Holiday toy shopping must factor in safety

Hey Santa, listen up. As you’re making your list and checking it twice this holiday season, don’t forget to check for toy safety — especially Internet toys.

That’s right, Bearded One. From your workshop to mega toy-store chains to the Internet, toy safety is paramount — even if your elves have to work a little overtime to assure it.

Chances are, most of the toys from your workshop will be distributed to stores around the world. In the United States, we have the Child Safety Protection Act that requires toy manufacturers to label toys which could pose a threat to youngsters less than 3 years old.

But that doesn’t apply to toys sold on the Internet. Toys sold online must make age-appropriate recommendations but they don’t have to carry the same hazard warnings as toys sold in stores. That might lead some parents to think the toy is safe for their little ones. However, it could have small parts to choke on, strings and cords that could get wrapped around little necks and even toxic chemicals linked to liver and kidney damage. Not the kind of stuff you want to be thinking about this time of year.

We know you’re on information overload right now, Santa — especially after just surviving Thanksgiving and the busiest shopping day of the year. Fortunately, there are organizations out there that do a lot of the work for you. May we recommend the Washington Public Interest Research Group, WashPIRG? You can check out their toy safety information at They talk about everything from consumer tips to a list of potentially hazardous toys.

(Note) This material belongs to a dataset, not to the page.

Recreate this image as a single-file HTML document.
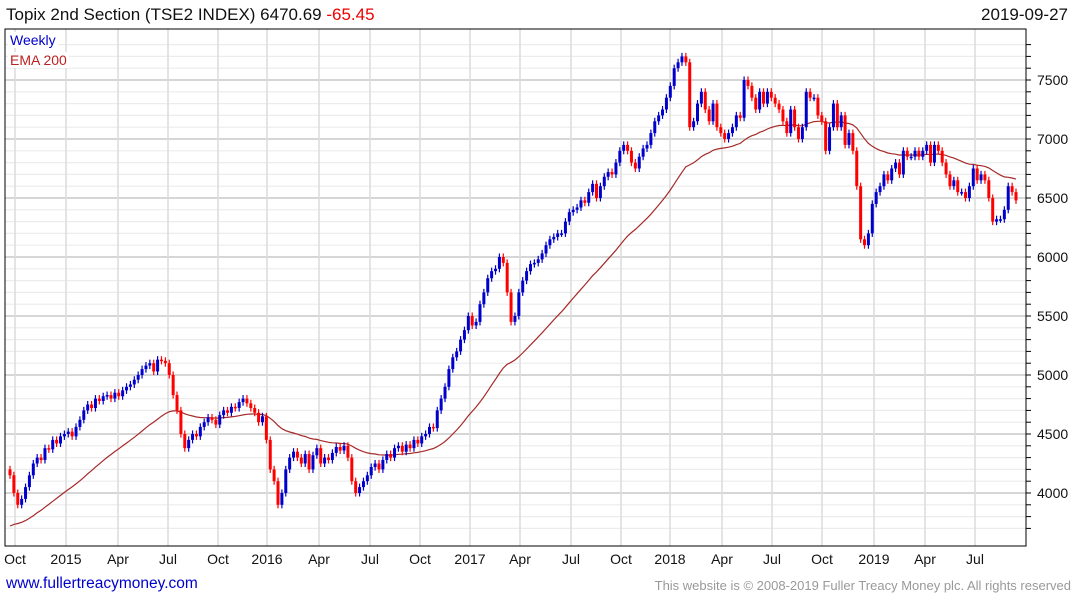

You could even print the information and tuck it between your belt and your bowl full of jelly while you go shopping.

If you’re brave enough to bring an empty toilet roll on shopping excursions, you can conduct your own safety test on some toys for small children. It’s pretty easy. If a ball-like object fits in the tube, it is considered dangerous because it could block a child’s air passage.

Trust us, Santa, it’s all worth the extra effort. We know you’d much rather do the work ahead of time than send Rudolph back to the North Pole to make a last-minute exchange — especially if you’ve lost your receipt.